Of course that value must conform with all and any cases where such series occur in mathematics, and one example of a contradiction with known results taken from the mathematic without divergent summation would invalidate that procedure!
Moreover, we would hope that even in the physical world, where we model some observations with that series, such an assignement of values to a divergent series would hold. Interestingly such observations exist in the real world and it seems that the whole process and also the final value meets the modeling of that observations. (Examples are given to the according questions either in MSE here or in mathoverflow (I've just found (1)(2)), you can do a search for the important words "zeta" and "at negative arguments" or similar)

Answer 2

This result may be counterintuitive and makes sense at a high level of complex analysis dealing with Zeta function's and analytic number theory. Btw this has not only to do with math, this is even used in Physic but again at a very high level when we treat string theory or the Casimir effect (and other phenomena that can be solved using Zeta regularization).
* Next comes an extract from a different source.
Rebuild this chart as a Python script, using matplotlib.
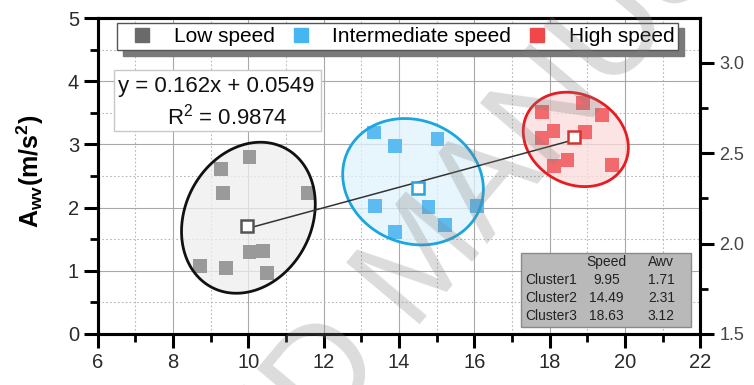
import numpy as np
import matplotlib
matplotlib.use("Agg")
import matplotlib.pyplot as plt
from matplotlib.lines import Line2D
from matplotlib.patches import Polygon, Rectangle
from matplotlib.ticker import MultipleLocator, FormatStrFormatter

plt.rcParams["font.family"] = ["Liberation Sans", "DejaVu Sans"]
plt.rcParams["mathtext.fontset"] = "custom"
plt.rcParams["mathtext.rm"] = "Liberation Sans"
plt.rcParams["mathtext.bf"] = "Liberation Sans:bold"

# --- measured points (speed, Aw) per cluster ---
low_speed = [10.03, 9.28, 9.33, 11.58, 8.71, 9.40, 10.03, 10.39, 10.50]
low_aw = [2.80, 2.61, 2.23, 2.23, 1.07, 1.05, 1.30, 1.32, 0.97]
mid_speed = [13.33, 13.89, 15.02, 13.36, 14.78, 16.07, 13.89, 15.23]
mid_aw = [3.19, 2.97, 3.08, 2.03, 2.01, 2.03, 1.62, 1.72]
high_speed = [17.80, 18.88, 19.38, 18.10, 18.94, 17.80, 18.47, 18.11, 19.66]
high_aw = [3.52, 3.65, 3.47, 3.21, 3.20, 3.10, 2.76, 2.66, 2.67]

# --- cluster centroids ---
cluster_names = ["Cluster1", "Cluster2", "Cluster3"]
centroid_speed = [9.95, 14.49, 18.63]
centroid_aw = [1.71, 2.31, 3.12]

# --- cluster ellipses: centre, half extents along x / y, x-shift of topmost point ---
ell_cx = [10.00, 14.37, 18.69]
ell_cy = [1.84, 2.41, 3.08]
ell_hx = [1.775, 1.867, 1.395]
ell_hy = [1.195, 1.000, 0.747]
ell_top_shift = [0.32, -0.22, -0.24]

series_labels = ["Low speed", "Intermediate speed", "High speed"]
point_colors = ["#9a9a9a", "#5cbcf2", "#f26a6e"]
legend_colors = ["#6a6a6a", "#45b6f2", "#f04848"]
edge_colors = ["#111111", "#1ba6de", "#e61c22"]
fill_colors = ["#eeeeee", "#dff3fd", "#fddcdc"]
centroid_colors = ["#555555", "#2aa2dc", "#d43434"]

fig = plt.figure(figsize=(7.54, 3.85), dpi=100)
ax = fig.add_axes([0.1296, 0.1325, 0.929 - 0.1296, 0.953 - 0.1325])

ax.set_xlim(6, 22)
ax.set_ylim(0, 5)
ax.xaxis.set_major_locator(MultipleLocator(2))
ax.xaxis.set_minor_locator(MultipleLocator(1))
ax.yaxis.set_major_locator(MultipleLocator(1))
ax.yaxis.set_minor_locator(MultipleLocator(0.5))

ax.grid(which="major", color="#a8a8a8", lw=0.8, ls="-", zorder=0)
ax.grid(which="minor", color="#b8b8b8", lw=0.8, ls=(0, (1.5, 2)), zorder=0)
ax.set_axisbelow(True)

for s in ax.spines.values():
    s.set_linewidth(2.2)
    s.set_color("black")
    s.set_zorder(10)

ax.tick_params(which="major", direction="out", length=10, width=2.2,
               labelsize=14.5, labelcolor="#2a2a2a", top=False, right=False)
ax.tick_params(which="minor", direction="out", length=5.5, width=2.0,
               top=False, right=False)

# cluster ellipses
t = np.linspace(0, 2 * np.pi, 300)
for i in range(3):
    a = ell_hx[i]
    sxy = ell_top_shift[i] * ell_hy[i]
    b = sxy / a
    c = np.sqrt(ell_hy[i] ** 2 - b ** 2)
    ex = ell_cx[i] + a * np.cos(t)
    ey = ell_cy[i] + b * np.cos(t) + c * np.sin(t)
    ax.add_patch(Polygon(np.column_stack([ex, ey]), closed=True,
                         facecolor=fill_colors[i], alpha=0.75, edgecolor="none", zorder=1))
    ax.add_patch(Polygon(np.column_stack([ex, ey]), closed=True,
                         facecolor="none", edgecolor=edge_colors[i], lw=2.0, zorder=4))

# points
for xs, ys, col in zip([low_speed, mid_speed, high_speed],
                       [low_aw, mid_aw, high_aw], point_colors):
    ax.scatter(xs, ys, marker="s", s=100, color=col, edgecolors="none", zorder=3)

# linear fit through the cluster centroids
slope, intercept = np.polyfit(centroid_speed, centroid_aw, 1)
fx = np.array([centroid_speed[0], centroid_speed[-1]])
ax.plot(fx, slope * fx + intercept, color="#333333", lw=1.1, zorder=5)

for i in range(3):
    ax.plot(centroid_speed[i], centroid_aw[i], marker="s", ms=9, mfc="white",
            mec=centroid_colors[i], mew=1.8, ls="none", zorder=6)

ax.set_ylabel(r"$\mathbf{A}_{\mathbf{wv}}\mathbf{(m/s^{2})}$", fontsize=18)
ax.yaxis.set_label_coords(-0.086, 0.514)

# equation box
ax.add_patch(Rectangle((0.027, 0.642), 0.344, 0.193, transform=ax.transAxes,
                       facecolor="white", edgecolor="#c8c8c8", lw=1.0, zorder=7))
ax.text(0.197, 0.785, f"y = {slope:.3f}x + {intercept:.4f}", transform=ax.transAxes,
        ha="center", va="center", fontsize=16, color="#111111", zorder=8)
ax.text(0.214, 0.688, r"R$^2$ = 0.9874", transform=ax.transAxes,
        ha="center", va="center", fontsize=16, color="#111111", zorder=8)

# centroid table
ax.add_patch(Rectangle((0.703, 0.023), 0.282, 0.232, transform=ax.transAxes,
                       facecolor="#b9b9b9", edgecolor="#8a8a8a", lw=1.0, zorder=7))
tfs = 10
ax.text(0.844, 0.229, "Speed", transform=ax.transAxes, ha="center", va="center",
        fontsize=tfs, color="#222222", zorder=8)
ax.text(0.935, 0.229, "Awv", transform=ax.transAxes, ha="center", va="center",
        fontsize=tfs, color="#222222", zorder=8)
row_y = [0.171, 0.113, 0.057]
for name, sp, aw, ry in zip(cluster_names, centroid_speed, centroid_aw, row_y):
    ax.text(0.709, ry, name, transform=ax.transAxes, ha="left", va="center",
            fontsize=tfs, color="#222222", zorder=8)
    ax.text(0.844, ry, f"{sp:.2f}", transform=ax.transAxes, ha="center", va="center",
            fontsize=tfs, color="#222222", zorder=8)
    ax.text(0.935, ry, f"{aw:.2f}", transform=ax.transAxes, ha="center", va="center",
            fontsize=tfs, color="#222222", zorder=8)

# legend
handles = [Line2D([], [], marker="s", ls="none", ms=9.5, color=c) for c in legend_colors]
leg = ax.legend(handles, series_labels, loc="upper center", bbox_to_anchor=(0.498, 0.985),
                ncol=3, fontsize=15, frameon=True, fancybox=False,
                borderpad=0.2, handlelength=2.0, handletextpad=0.5, columnspacing=0.27,
                borderaxespad=0, shadow={"ox": 4, "oy": -4, "color": "#7a7a7a", "alpha": 1})
leg.get_frame().set_edgecolor("#555555")
leg.get_frame().set_linewidth(1.0)
leg.set_zorder(9)

# secondary scale on the right
ax2 = ax.twinx()
ax2.set_ylim(1.5, 1.5 + 5 * 0.5 / (90.5 / 63.2))
ax2.yaxis.set_major_locator(MultipleLocator(0.5))
ax2.yaxis.set_minor_locator(MultipleLocator(0.25))
ax2.yaxis.set_major_formatter(FormatStrFormatter("%.1f"))
ax2.tick_params(which="major", direction="out", length=10, width=2.2,
                labelsize=13, labelcolor="#444444")
ax2.tick_params(which="minor", direction="out", length=5.5, width=2.0)
for s in ax2.spines.values():
    s.set_linewidth(2.2)
    s.set_color("black")

# diagonal watermark
fig.text(425 / 754, 1 - 262 / 385, "ACCEPTED MANUSCRIPT", rotation=50,
         rotation_mode="anchor", ha="center", va="center", fontsize=100,
         color="#808080", alpha=0.28, zorder=20)

fig.savefig("out.png", dpi=100)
If you're asking yourself why those kind of results make sense that's why in math we usually like to generalize things: when we have something that doesn't make sense in the "usual way" we give it a new sense with the only condition that the other results are preserved. In this case Ramanujan summation (along with other formulas like Cesaro or Abel summation) gives the usual results with convergent series and new results with divergent ones, that can be used in the same way as the others.

Answer 3

Is there any interpretation of this confounding result in the physical world that someone not so math-savvy can understand?

We all learn about long division in primary school. And long division is one particular way to generate an infinite series with. Using long division you can derive the formula for the expansion of the function $\frac{1}{1-x}$ in powers of $x$ of

$$\frac{1}{1-x} = 1 + x + x^2 + \ldots \tag{1} $$

But thsi doesn't converge for $|x|\geq 1$. But how are we then to interpret this divergent series for the case $|x|\geq 1$? My opinion diverges a bit from most other people, I insist that we go back to what the math actually is telling us when we derive the series (1).

Does the math tell us to sum an infinite number of terms of (1)? No, it doesn't! When you derive (1) using algebra pof long division, you are not using any concepts of analysis like taking the limit of the partial sums. And addition is only defined from the fundamental axioms for a finite number of terms anyway. So, the math used to generate the series cannot possibly tell you that you need to sum an infinite number of terms of (1).

What the math does tell you is that the expression you are calculating is given by a finite number of terms of the series you are generating plus a reminder term. We all learn about the remainder in primary school when learning about long division! You can choose where you truncate the series, and there is then a remainder term corresponding to the point where you decide to truncate the series.

So, what the math itself is telling you is that (1) should be interpreted as:

$$\frac{1}{1-x} = \sum_{k=0}^{n}+ R(n) \tag{2} $$

where $R(n)$ is the remainder term corresponding to truncating the infinite series at the nth term. And this is then valid for both divergent and convergent series.

When the series converges, the limit of $n$ to infinity of the remainder term will be zero (strictly speaking it can tend to any value, but a nonzero value implies that the expanded function not analytic). So, in case of a convergent series, the limit of the partial sums will yield the correct value of the series. In case of a divergent series, the value of the series can be perfectly finite, despite the limit of the partial sums not existing. This is not a contradiction because the limit of $R(n)$ for $n$ to infinity doesn't exist in this case, so we don't get rid of the unknown $R(n)$ by taking this limit.

As I've pointed out in detail here, Ramanujan summation can be interpreted as a formula for the remainder term. And oen can on that basis also derive that the value of an infinite series for which the partial sum of the first $n$ terms is $S(n)$, is given by:

$$\operatorname*{con}_{N}\int_{N-1}^N S(x) dx$$

where $\displaystyle \operatorname*{con}_{N}$ denotes the constant term in the large $N$ expansion of the expression. So, in case of the sum of the positive integers, we have $S(x) = \frac{1}{2} x (x+1)$, and:

$$\int_{N-1}^N S(x) dx = \frac{N^2}{2} - \frac{1}{12}$$

The constant term is then $-\frac{1}{12}$. The interpretation of this is then that whenever the series $\sum_{k=0}^{\infty} k$ arises as a result of computing some well-defined quantity using a method that then generates this infinite series, that the value of that quantity is $-\frac{1}{12}$ when assuming that the quantity as a function of the expansion parameter doesn't have any additional nonanalytic behavior than implied by the series.